Si vous venez aux Fêtes maritimes de Brest, qui démarrent le 13 juillet, pensez à faire un crochet à la galerie Up Art, 6 rue de la Porte, pour découvrir la double exposition, dédiée à la mer et donc de circonstance, d’aquarelles de Christophe Verdier et de crabes métalliques de Jérôme Durand – vous ne pourrez pas rater ce lieu d’exposition si vous venez voir la statue de Fanny de Laninon et de Jean Quéméneur, due au même Jérôme Durand, qui orne la nouvelle placette en face de la galerie. Édith, la patronne, se fera un plaisir de vous accueillir chaleureusement et de répondre à toutes vos questions, vous verrez !
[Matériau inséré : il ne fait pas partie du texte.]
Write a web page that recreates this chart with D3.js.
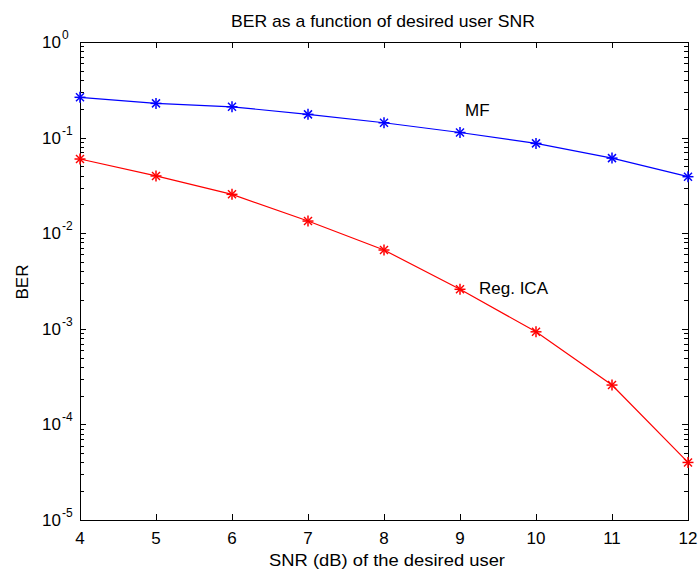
<!DOCTYPE html>
<html>
<head>
<meta charset="utf-8">
<script src="https://cdn.jsdelivr.net/npm/d3@7"></script>
<style>
  html, body { margin: 0; padding: 0; background: #fff; }
  svg text { font-family: Arial, "Liberation Sans", sans-serif; fill: #000; }
</style>
</head>
<body>
<svg id="chart" width="699" height="572"></svg>
<script>
// SNR values (dB) and BER results for the two receivers
const snr = [4, 5, 6, 7, 8, 9, 10, 11, 12];
const berMF = [0.264, 0.228, 0.21, 0.175, 0.143, 0.113, 0.087, 0.061, 0.039];
const berRegICA = [0.0597, 0.0397, 0.0255, 0.0134, 0.00667, 0.00259, 0.00093, 0.000258, 0.00004];
const xTicks = [4, 5, 6, 7, 8, 9, 10, 11, 12];
const yDecades = [0, -1, -2, -3, -4, -5];

const svg = d3.select("#chart");
const m = { left: 80, right: 688, top: 42, bottom: 520 };
const fs = 17;

const x = d3.scaleLinear().domain([4, 12]).range([m.left, m.right]);
const y = d3.scaleLog().domain([1e-5, 1]).range([m.bottom, m.top]);

// Axes box
svg.append("rect")
  .attr("x", m.left + 0.5).attr("y", m.top + 0.5)
  .attr("width", m.right - m.left).attr("height", m.bottom - m.top)
  .attr("fill", "none").attr("stroke", "#000").attr("stroke-width", 1);

const tickG = svg.append("g").attr("stroke", "#000").attr("stroke-width", 1);

// X major ticks, bottom and top, pointing inward
xTicks.forEach(v => {
  const px = Math.round(x(v)) + 0.5;
  tickG.append("line").attr("x1", px).attr("x2", px).attr("y1", m.bottom).attr("y2", m.bottom - 6);
  tickG.append("line").attr("x1", px).attr("x2", px).attr("y1", m.top).attr("y2", m.top + 6);
});

// Y major and minor ticks on left and right
for (let e = -5; e < 0; e++) {
  for (let k = 1; k <= 9; k++) {
    const v = k * Math.pow(10, e);
    const py = Math.round(y(v)) + 0.5;
    const len = k === 1 ? 6 : 4;
    tickG.append("line").attr("x1", m.left).attr("x2", m.left + len).attr("y1", py).attr("y2", py);
    tickG.append("line").attr("x1", m.right).attr("x2", m.right - len).attr("y1", py).attr("y2", py);
  }
}

// X tick labels
svg.append("g").selectAll("text").data(xTicks).join("text")
  .attr("x", d => x(d)).attr("y", 544)
  .attr("text-anchor", "middle").attr("font-size", fs)
  .text(d => d);

// Y tick labels: "10" right-aligned, exponent raised after it
const yl = svg.append("g");
yDecades.forEach(e => {
  const py = y(Math.pow(10, e));
  yl.append("text")
    .attr("x", 61).attr("y", py + 6)
    .attr("text-anchor", "end").attr("font-size", fs)
    .text("10");
  yl.append("text")
    .attr("x", 62).attr("y", py - 3)
    .attr("font-size", 12)
    .text(String(e));
});

// Title and axis labels
svg.append("text").attr("x", 383).attr("y", 27)
  .attr("text-anchor", "middle").attr("font-size", fs)
  .attr("textLength", 304).attr("lengthAdjust", "spacingAndGlyphs")
  .text("BER as a function of desired user SNR");
svg.append("text").attr("x", 387).attr("y", 566)
  .attr("text-anchor", "middle").attr("font-size", fs)
  .attr("textLength", 236).attr("lengthAdjust", "spacingAndGlyphs")
  .text("SNR (dB) of the desired user");
svg.append("text")
  .attr("transform", `translate(28,282) rotate(-90)`)
  .attr("text-anchor", "middle").attr("font-size", fs)
  .text("BER");

// Series
const line = d3.line().x(d => x(d[0])).y(d => y(d[1]));
function drawSeries(vals, color) {
  const pts = snr.map((s, i) => [s, vals[i]]);
  svg.append("path").datum(pts)
    .attr("d", line).attr("fill", "none")
    .attr("stroke", color).attr("stroke-width", 1.2);
  const mk = svg.append("g").attr("stroke", color).attr("stroke-width", 1.5);
  const r = 5.5, d = 4;
  pts.forEach(p => {
    const cx = x(p[0]), cy = y(p[1]);
    mk.append("line").attr("x1", cx - r).attr("x2", cx + r).attr("y1", cy).attr("y2", cy);
    mk.append("line").attr("x1", cx).attr("x2", cx).attr("y1", cy - r).attr("y2", cy + r);
    mk.append("line").attr("x1", cx - d).attr("x2", cx + d).attr("y1", cy - d).attr("y2", cy + d);
    mk.append("line").attr("x1", cx - d).attr("x2", cx + d).attr("y1", cy + d).attr("y2", cy - d);
  });
}
drawSeries(berMF, "#0000ff");
drawSeries(berRegICA, "#ff0000");

// Series labels
svg.append("text").attr("x", 465).attr("y", 116).attr("font-size", fs).text("MF");
svg.append("text").attr("x", 479).attr("y", 294).attr("font-size", fs).text("Reg. ICA");
</script>
</body>
</html>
VENDREDI 1er JUILLET – SAMEDI 2 JUILLET – DIMANCHE 3 JUILLET
Dans La Peste, Albert Camus met en scène le personnage de l’abbé Paneloux, qui affirme que l’épidémie est un châtiment divin : l’auteur semble respecter sa foi chrétienne plus qu’il ne l’approuve. Lorsque cet ecclésiastique décède, on écrit sur sa tombe « cas douteux ». J’aurais du mal à expliquer exactement pourquoi, mais je trouve que cette épitaphe conviendrait assez bien à Michel Rocard.
Et c’est sur cette belle parole que je ferme cette rubrique, espérant que j’aurai assez de deux mois pour me refaire une santé. À septembre prochain, si on veut bien.